Pre-funding of trades
Funding of trades generally happens after the trade matching, allocation, confirmation, and affirmation processes are completed, since the exact amount of the transaction is known at that point. With the compressed T+1 settlement window, there is concern that foreign investors could be forced to pre-fund their trades, potentially creating additional costs or requiring changes to their funding strategies.
Since some emerging markets in Asia may not permit the free flow of their currencies, FX trading for non-CLS eligible currencies can only be traded onshore. This may mean that the time needed to process both FX and equity trades could take more than one day.
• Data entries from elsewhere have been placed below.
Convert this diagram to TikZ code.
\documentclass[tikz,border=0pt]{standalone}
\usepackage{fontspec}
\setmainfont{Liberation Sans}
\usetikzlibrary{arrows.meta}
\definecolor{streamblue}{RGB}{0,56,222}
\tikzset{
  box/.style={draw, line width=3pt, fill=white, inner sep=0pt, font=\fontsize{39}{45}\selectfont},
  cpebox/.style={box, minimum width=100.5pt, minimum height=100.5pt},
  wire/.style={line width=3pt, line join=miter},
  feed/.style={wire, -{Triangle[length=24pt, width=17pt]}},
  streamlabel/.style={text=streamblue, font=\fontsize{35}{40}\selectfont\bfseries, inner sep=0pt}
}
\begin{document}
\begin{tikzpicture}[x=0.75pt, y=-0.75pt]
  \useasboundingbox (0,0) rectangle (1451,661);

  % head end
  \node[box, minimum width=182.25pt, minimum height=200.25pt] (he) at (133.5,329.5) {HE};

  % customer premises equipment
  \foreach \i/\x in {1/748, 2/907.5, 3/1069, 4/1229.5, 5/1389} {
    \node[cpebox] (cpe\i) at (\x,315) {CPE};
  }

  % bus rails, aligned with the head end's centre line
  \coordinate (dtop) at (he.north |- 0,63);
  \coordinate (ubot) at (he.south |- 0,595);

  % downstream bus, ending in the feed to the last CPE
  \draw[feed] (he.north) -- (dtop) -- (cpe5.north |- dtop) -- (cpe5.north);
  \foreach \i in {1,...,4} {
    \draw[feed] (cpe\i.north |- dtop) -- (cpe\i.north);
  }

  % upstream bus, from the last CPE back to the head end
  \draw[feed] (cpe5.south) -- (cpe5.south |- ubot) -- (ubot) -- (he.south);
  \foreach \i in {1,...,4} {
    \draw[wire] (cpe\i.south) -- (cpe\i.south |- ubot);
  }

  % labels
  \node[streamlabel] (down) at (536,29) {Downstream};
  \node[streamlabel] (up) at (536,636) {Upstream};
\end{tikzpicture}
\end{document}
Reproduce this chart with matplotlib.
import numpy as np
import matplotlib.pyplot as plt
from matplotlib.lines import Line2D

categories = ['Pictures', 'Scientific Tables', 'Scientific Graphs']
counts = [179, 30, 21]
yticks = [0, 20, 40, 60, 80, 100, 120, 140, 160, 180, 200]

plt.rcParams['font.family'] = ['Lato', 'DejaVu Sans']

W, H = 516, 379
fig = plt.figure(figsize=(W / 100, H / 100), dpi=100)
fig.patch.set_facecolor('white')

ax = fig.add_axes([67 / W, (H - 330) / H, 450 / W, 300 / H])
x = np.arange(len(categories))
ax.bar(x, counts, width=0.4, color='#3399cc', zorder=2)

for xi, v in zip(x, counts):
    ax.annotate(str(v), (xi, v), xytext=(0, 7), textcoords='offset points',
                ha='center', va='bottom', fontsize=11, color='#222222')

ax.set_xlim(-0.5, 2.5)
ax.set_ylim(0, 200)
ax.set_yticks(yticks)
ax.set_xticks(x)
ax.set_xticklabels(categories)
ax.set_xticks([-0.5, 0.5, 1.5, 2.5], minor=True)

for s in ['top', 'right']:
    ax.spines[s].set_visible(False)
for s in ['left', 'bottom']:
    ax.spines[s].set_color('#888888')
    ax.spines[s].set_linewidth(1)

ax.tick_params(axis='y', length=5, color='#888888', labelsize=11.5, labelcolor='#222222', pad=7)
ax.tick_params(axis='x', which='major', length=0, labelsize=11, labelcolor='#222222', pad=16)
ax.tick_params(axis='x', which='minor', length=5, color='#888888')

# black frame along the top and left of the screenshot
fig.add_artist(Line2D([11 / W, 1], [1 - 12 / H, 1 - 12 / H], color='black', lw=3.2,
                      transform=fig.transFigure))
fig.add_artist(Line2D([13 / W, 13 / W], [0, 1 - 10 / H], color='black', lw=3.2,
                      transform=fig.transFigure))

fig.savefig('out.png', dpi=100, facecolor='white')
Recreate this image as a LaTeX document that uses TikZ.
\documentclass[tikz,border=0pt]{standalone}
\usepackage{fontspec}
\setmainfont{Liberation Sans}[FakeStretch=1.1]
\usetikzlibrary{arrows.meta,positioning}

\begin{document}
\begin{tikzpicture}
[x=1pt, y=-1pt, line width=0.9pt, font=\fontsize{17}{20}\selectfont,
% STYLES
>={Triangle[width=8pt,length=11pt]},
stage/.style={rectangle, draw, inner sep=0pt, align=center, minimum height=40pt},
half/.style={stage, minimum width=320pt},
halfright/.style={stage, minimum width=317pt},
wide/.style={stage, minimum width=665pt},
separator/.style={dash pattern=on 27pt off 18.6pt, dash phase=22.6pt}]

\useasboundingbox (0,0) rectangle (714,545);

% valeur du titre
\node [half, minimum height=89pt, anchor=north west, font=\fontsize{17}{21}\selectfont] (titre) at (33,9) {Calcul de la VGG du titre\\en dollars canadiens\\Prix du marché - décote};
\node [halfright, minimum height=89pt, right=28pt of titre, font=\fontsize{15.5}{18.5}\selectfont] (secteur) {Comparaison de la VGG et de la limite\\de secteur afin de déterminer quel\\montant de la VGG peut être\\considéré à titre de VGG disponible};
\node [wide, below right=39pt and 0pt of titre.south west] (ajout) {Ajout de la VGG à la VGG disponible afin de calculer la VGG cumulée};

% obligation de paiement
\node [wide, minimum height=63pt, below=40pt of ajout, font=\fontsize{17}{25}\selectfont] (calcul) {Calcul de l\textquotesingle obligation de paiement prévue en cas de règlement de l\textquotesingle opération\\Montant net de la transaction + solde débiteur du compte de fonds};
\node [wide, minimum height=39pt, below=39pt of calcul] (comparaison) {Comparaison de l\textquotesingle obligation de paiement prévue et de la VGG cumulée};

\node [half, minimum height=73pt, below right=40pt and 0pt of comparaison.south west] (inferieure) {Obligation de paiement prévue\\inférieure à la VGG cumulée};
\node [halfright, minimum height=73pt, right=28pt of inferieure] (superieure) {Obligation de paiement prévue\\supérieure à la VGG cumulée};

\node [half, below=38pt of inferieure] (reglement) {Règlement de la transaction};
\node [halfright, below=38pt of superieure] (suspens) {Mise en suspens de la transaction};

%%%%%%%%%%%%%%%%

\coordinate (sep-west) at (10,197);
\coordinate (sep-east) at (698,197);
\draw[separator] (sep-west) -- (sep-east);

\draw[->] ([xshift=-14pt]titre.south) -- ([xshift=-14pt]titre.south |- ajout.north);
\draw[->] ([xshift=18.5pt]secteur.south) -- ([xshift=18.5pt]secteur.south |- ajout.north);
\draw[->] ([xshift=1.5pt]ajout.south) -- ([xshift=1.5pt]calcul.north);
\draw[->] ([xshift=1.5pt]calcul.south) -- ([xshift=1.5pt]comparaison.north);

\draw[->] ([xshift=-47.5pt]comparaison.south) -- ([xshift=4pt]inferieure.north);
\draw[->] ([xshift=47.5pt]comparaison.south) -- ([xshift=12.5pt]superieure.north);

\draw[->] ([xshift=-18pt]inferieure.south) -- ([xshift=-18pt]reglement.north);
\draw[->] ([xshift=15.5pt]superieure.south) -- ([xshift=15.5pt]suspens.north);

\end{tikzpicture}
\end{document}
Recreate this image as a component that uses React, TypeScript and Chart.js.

Foreign investors may consider pre-funding to settle trades in local currencies given settlement time constraints. This is not an optimal option, as aside from the additional incurred cost of trading, there is also the stress of allocating sufficient cash reserves.
Implementing change management
To address the FX challenge, foreign investors should take a holistic and well-coordinated approach to harmonize the execution of both FX and equity trades to ensure timely settlement. A comprehensive review of existing processes can help to inform decisions. For example, FX fulfillment should be given top priority during local operating hours in Asia to ensure timely FX settlement.
Additionally, Asian firms with a global footprint could consider implementing around-the-clock support across continents or extend coverage during U.S. operating hours to facilitate processing and on-time settlement of FX and equity trades. One ideal solution would be for firms to integrate automated processing of FX and equities trades on one platform to address cut-off time concerns. Additionally, leveraging up-to-date electronic standing settlement instructions (SSIs) from an online global, golden-sourced database can support timely transaction settlement and minimize trade exceptions or fails due to incorrect data.
When India moved to T+1 in several phases starting in February 2022, industry participants explored solutions to address the shortened processing window and mandatory pre-funding concerns. While India did not turn into a mandatory pre-funding market post T+1 implementation, what we learned from India’s financial markets is that it is up to foreign investors to work with their intermediaries, including global and local custodians and banks, to agree on the most suitable approach to meet their FX requirements.
Considering the idiosyncrasies of each local market, an industry-wide solution to manage FX trades may not be feasible at this point. The takeaway from industry discussions is that foreign investors should collaborate with their custodians and FX providers to develop a multipurpose solution. To mitigate risks, these resources should possess basic currency management criteria, including operating facilities in key trading locations, 24/5 access to wholesale FX pricing, and liquidity management capabilities. At the same time, firms should assess whether increased levels of automation can help accelerate the FX lifecycle. Doing so will help firms best prepare for the May 2024 implementation date.